* PROBLEM STATEMENT *
Locate every line in the records below that holds the word "this" and return each one.

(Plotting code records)
#####
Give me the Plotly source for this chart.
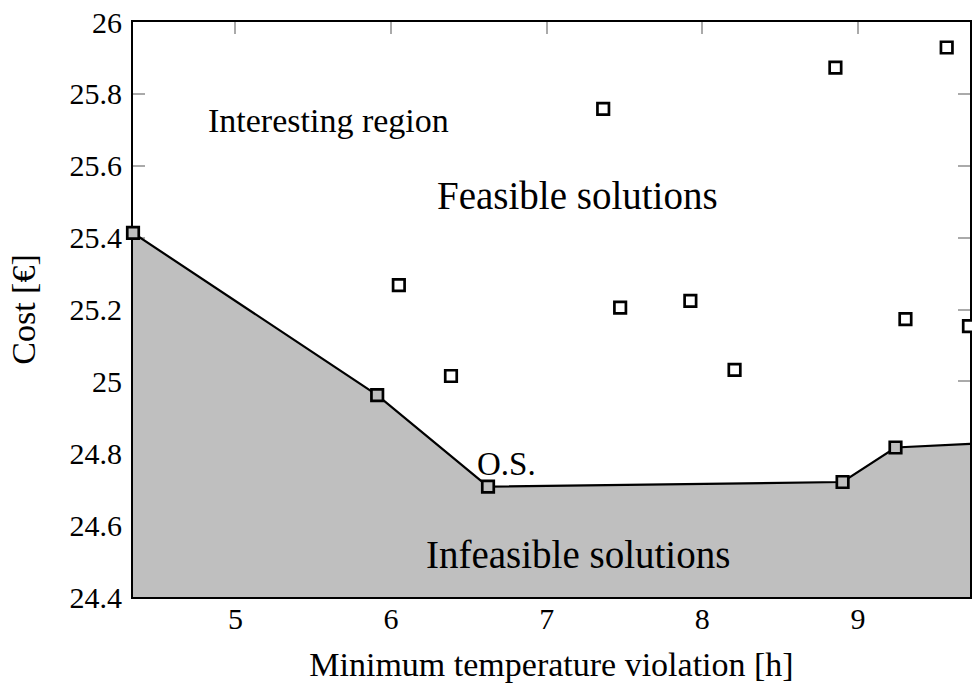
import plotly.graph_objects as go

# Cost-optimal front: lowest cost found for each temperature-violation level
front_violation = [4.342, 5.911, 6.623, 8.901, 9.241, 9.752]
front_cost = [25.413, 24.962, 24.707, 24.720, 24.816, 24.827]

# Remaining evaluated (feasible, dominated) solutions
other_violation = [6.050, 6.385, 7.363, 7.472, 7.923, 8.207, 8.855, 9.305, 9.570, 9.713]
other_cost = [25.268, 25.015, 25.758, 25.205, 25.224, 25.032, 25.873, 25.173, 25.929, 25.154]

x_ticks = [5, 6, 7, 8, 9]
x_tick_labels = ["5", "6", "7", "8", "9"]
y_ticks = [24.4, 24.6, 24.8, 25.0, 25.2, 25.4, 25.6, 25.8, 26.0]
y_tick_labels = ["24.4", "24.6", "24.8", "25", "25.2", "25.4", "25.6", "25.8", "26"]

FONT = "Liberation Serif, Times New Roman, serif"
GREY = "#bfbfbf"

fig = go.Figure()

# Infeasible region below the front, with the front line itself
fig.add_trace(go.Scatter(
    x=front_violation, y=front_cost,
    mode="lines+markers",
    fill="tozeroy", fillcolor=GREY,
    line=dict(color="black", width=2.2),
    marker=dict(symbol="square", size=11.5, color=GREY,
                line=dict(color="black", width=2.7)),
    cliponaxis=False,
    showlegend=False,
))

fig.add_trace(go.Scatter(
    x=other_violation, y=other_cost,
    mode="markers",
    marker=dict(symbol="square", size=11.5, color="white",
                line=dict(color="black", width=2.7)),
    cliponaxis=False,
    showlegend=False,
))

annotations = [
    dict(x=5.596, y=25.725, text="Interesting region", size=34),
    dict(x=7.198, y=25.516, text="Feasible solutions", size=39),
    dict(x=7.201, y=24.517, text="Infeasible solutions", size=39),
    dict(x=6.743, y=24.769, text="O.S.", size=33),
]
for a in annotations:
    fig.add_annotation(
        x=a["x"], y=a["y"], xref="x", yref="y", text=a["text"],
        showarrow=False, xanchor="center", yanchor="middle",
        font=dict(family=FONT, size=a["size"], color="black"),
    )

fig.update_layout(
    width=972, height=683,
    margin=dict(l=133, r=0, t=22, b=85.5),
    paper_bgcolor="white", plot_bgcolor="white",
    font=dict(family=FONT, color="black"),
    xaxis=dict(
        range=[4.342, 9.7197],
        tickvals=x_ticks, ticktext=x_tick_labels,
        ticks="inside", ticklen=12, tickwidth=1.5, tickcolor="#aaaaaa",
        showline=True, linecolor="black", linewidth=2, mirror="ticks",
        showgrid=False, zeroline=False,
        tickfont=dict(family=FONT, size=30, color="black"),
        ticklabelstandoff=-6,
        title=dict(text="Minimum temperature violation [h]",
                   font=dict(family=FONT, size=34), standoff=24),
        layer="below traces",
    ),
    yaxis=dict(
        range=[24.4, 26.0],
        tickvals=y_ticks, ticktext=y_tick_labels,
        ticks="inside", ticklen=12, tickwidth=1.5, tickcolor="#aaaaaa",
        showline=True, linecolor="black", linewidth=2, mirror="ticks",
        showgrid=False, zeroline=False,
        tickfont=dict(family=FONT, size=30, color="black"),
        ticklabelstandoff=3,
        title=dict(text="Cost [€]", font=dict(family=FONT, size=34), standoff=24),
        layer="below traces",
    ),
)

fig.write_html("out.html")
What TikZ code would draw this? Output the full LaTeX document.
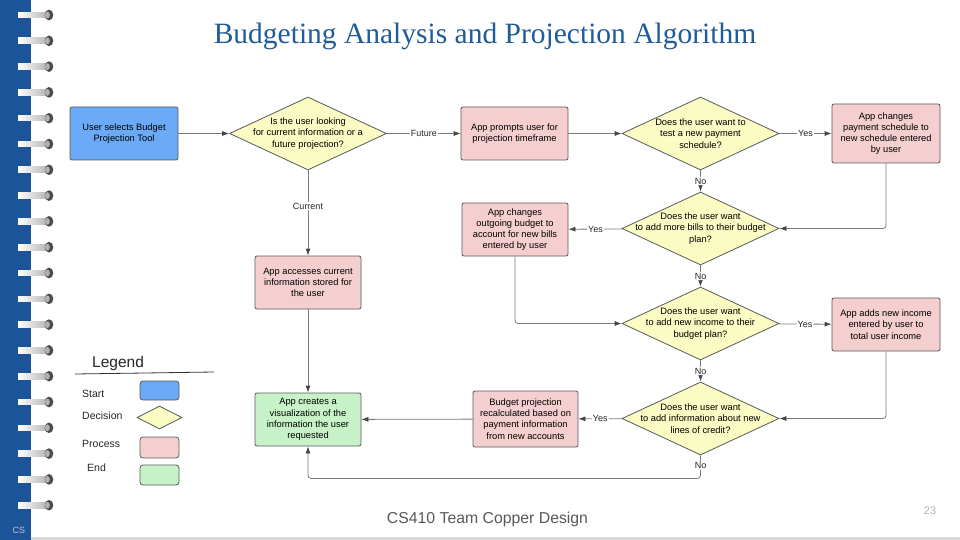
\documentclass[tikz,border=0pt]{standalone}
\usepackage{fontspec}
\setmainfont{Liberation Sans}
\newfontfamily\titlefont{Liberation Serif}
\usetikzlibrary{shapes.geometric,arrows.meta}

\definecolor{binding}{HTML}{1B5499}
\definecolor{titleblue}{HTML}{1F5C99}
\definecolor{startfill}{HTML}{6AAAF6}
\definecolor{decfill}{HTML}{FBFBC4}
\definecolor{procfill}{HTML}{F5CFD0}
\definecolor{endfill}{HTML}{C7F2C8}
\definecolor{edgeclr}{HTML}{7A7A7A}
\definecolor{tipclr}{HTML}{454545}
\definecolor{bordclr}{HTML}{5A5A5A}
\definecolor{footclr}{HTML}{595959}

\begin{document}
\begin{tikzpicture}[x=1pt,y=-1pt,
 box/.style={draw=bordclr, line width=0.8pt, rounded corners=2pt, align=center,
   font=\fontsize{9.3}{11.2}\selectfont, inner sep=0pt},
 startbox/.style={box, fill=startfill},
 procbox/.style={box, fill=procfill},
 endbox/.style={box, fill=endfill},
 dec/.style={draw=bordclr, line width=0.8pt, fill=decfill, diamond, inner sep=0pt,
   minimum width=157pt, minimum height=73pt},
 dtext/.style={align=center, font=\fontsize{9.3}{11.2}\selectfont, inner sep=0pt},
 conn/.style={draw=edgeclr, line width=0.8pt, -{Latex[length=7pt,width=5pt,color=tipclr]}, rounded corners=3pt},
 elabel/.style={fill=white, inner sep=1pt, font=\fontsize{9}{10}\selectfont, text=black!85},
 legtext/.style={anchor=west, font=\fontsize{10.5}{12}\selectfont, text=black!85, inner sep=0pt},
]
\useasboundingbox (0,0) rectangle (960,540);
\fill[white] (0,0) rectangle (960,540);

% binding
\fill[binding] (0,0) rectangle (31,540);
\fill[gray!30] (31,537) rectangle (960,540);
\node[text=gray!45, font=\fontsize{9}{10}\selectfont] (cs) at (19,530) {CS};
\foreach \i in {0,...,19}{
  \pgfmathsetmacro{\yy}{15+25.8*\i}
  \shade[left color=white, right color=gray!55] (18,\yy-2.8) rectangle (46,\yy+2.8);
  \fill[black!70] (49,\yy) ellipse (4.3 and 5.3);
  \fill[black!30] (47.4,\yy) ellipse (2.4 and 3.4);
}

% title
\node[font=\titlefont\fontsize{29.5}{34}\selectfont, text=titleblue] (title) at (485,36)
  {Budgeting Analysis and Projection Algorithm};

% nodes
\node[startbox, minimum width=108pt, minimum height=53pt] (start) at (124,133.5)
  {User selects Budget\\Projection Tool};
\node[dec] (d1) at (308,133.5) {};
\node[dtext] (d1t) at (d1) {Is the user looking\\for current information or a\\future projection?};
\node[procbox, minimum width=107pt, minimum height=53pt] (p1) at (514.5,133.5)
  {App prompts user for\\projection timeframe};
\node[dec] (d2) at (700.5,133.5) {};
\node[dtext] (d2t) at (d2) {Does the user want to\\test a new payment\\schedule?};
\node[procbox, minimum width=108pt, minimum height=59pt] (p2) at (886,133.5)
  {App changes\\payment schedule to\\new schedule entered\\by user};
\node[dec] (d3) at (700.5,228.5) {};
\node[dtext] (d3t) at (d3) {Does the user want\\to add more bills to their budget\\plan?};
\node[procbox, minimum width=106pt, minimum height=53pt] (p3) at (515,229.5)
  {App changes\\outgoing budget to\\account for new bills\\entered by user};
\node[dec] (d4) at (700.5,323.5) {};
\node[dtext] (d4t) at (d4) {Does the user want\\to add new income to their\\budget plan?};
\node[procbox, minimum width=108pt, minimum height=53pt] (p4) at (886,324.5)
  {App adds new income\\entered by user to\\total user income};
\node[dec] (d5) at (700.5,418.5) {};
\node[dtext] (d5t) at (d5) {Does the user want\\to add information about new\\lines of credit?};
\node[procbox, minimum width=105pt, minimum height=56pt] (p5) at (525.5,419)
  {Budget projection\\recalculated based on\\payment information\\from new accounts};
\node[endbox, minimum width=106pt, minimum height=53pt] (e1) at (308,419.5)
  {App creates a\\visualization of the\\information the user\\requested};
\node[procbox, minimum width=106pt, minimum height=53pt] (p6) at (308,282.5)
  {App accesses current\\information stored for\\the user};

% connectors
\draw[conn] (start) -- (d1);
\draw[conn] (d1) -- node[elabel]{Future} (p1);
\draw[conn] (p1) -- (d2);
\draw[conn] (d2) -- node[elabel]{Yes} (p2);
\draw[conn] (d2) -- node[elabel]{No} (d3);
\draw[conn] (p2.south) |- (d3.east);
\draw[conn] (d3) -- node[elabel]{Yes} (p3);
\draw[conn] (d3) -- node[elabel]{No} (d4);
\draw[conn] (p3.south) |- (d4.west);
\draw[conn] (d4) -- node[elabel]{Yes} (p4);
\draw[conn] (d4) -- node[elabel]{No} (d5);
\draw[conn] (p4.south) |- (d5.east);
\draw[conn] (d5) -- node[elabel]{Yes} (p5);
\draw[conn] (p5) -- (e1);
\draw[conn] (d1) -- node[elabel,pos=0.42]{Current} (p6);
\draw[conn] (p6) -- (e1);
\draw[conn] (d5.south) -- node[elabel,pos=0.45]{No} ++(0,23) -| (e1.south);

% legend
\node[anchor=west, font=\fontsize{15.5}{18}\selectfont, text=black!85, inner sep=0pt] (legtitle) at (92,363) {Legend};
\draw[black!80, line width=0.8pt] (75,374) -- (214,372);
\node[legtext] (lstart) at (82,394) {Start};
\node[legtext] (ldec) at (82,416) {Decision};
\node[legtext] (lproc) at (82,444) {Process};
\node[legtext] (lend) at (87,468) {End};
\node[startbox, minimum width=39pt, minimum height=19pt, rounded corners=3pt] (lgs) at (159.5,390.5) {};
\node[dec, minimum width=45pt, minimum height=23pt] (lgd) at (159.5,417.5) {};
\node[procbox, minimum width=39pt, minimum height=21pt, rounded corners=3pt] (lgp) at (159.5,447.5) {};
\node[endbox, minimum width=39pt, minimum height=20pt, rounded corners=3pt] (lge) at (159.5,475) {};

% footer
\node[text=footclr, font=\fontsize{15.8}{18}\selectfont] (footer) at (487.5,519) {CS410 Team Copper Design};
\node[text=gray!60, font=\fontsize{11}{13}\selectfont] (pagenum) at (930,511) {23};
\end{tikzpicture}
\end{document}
#####
* ANSWER BELOW *
Give me the Plotly source for this chart.
What TikZ code would draw this? Output the full LaTeX document.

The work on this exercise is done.